## Short exercise
In the lines below, output everything from the first line through the line containing "const legendX = [265, 607];" exactly as it is. Pictures are not part of the output.

## Material provided

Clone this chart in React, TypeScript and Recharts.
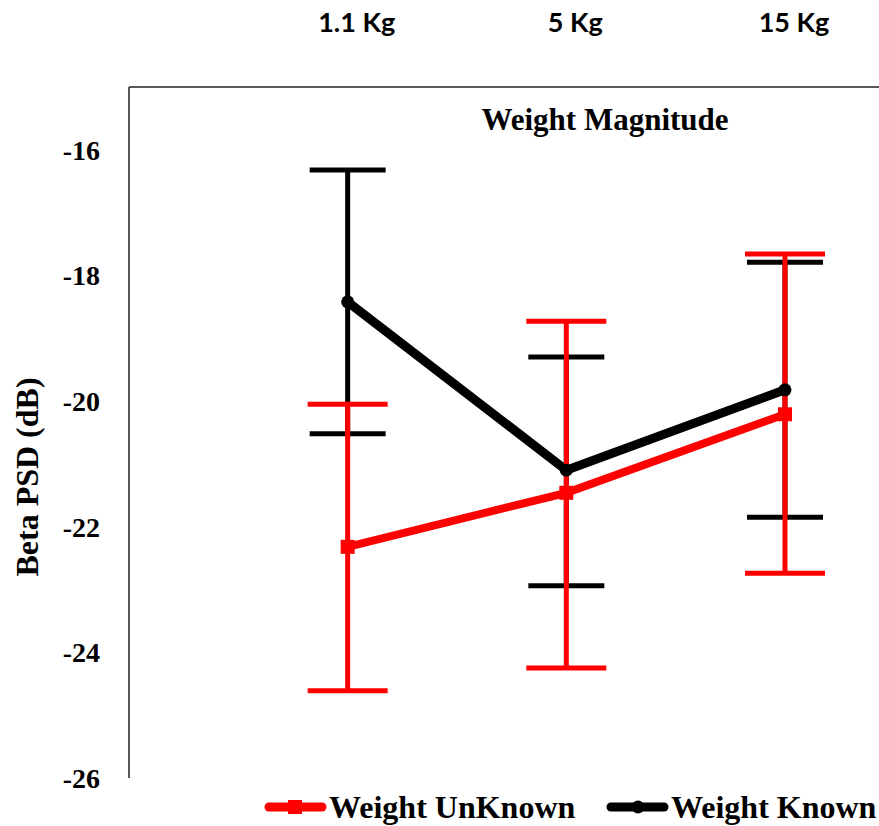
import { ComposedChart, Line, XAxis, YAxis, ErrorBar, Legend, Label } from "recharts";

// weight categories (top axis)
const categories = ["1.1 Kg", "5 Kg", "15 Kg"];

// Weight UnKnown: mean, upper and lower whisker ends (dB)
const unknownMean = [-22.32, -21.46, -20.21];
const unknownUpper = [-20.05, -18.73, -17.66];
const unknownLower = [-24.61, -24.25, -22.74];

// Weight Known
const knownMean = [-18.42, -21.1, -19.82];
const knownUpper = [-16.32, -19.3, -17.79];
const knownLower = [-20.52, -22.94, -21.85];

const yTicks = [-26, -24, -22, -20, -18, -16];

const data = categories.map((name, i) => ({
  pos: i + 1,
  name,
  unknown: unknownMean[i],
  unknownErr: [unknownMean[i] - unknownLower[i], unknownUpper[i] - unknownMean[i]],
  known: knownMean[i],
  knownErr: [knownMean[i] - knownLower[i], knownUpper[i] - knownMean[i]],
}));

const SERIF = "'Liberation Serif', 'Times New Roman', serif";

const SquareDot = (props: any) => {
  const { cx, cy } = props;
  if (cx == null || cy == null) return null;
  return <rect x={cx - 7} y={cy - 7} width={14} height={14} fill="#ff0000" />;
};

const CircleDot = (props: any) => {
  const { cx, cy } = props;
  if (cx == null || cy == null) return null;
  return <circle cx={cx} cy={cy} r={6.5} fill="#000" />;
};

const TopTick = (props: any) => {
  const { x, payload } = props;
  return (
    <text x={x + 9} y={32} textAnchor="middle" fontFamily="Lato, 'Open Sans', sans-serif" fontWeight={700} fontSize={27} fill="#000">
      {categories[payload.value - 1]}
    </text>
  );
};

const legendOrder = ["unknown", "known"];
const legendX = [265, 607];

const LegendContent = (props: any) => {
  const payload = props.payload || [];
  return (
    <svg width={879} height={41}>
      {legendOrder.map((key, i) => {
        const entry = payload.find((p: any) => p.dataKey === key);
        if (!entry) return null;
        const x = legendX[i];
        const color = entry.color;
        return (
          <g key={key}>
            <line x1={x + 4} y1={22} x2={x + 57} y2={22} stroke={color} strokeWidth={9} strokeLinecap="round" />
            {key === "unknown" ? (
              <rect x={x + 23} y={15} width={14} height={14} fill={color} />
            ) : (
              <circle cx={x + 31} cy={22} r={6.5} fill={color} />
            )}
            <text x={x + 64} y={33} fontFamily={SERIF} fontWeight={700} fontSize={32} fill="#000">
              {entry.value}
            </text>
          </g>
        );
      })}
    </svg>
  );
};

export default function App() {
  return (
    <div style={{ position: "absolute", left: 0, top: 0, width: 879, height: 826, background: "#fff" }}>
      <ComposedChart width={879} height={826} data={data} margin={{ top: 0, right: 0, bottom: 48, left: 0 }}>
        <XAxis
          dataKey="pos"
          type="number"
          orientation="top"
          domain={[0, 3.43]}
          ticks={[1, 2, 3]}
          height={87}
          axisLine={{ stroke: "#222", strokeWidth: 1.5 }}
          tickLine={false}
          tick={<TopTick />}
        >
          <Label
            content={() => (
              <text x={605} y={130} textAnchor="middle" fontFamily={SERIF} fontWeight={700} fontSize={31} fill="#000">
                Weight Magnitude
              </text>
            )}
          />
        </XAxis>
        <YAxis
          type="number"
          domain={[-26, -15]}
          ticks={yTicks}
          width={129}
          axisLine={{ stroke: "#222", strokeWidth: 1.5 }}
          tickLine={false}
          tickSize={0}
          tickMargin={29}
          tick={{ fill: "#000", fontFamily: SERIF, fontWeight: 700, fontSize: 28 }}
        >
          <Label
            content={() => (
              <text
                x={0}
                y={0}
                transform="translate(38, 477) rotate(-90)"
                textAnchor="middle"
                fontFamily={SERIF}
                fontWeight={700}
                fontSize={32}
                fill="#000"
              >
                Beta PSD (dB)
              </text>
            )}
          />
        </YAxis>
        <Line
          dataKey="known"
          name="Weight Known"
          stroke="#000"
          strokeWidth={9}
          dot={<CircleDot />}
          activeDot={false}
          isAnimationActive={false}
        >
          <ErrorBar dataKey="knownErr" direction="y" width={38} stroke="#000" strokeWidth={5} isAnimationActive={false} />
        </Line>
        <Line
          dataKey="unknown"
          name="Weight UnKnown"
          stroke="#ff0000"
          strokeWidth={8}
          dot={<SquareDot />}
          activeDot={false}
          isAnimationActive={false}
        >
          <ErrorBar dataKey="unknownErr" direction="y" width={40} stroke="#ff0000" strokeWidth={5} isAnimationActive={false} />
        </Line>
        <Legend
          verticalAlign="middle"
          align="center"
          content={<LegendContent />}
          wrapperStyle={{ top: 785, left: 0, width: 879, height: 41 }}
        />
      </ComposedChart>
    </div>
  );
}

## The output
Clone this chart in React, TypeScript and Recharts.
import { ComposedChart, Line, XAxis, YAxis, ErrorBar, Legend, Label } from "recharts";

// weight categories (top axis)
const categories = ["1.1 Kg", "5 Kg", "15 Kg"];

// Weight UnKnown: mean, upper and lower whisker ends (dB)
const unknownMean = [-22.32, -21.46, -20.21];
const unknownUpper = [-20.05, -18.73, -17.66];
const unknownLower = [-24.61, -24.25, -22.74];

// Weight Known
const knownMean = [-18.42, -21.1, -19.82];
const knownUpper = [-16.32, -19.3, -17.79];
const knownLower = [-20.52, -22.94, -21.85];

const yTicks = [-26, -24, -22, -20, -18, -16];

const data = categories.map((name, i) => ({
  pos: i + 1,
  name,
  unknown: unknownMean[i],
  unknownErr: [unknownMean[i] - unknownLower[i], unknownUpper[i] - unknownMean[i]],
  known: knownMean[i],
  knownErr: [knownMean[i] - knownLower[i], knownUpper[i] - knownMean[i]],
}));

const SERIF = "'Liberation Serif', 'Times New Roman', serif";

const SquareDot = (props: any) => {
  const { cx, cy } = props;
  if (cx == null || cy == null) return null;
  return <rect x={cx - 7} y={cy - 7} width={14} height={14} fill="#ff0000" />;
};

const CircleDot = (props: any) => {
  const { cx, cy } = props;
  if (cx == null || cy == null) return null;
  return <circle cx={cx} cy={cy} r={6.5} fill="#000" />;
};

const TopTick = (props: any) => {
  const { x, payload } = props;
  return (
    <text x={x + 9} y={32} textAnchor="middle" fontFamily="Lato, 'Open Sans', sans-serif" fontWeight={700} fontSize={27} fill="#000">
      {categories[payload.value - 1]}
    </text>
  );
};

const legendOrder = ["unknown", "known"];
const legendX = [265, 607];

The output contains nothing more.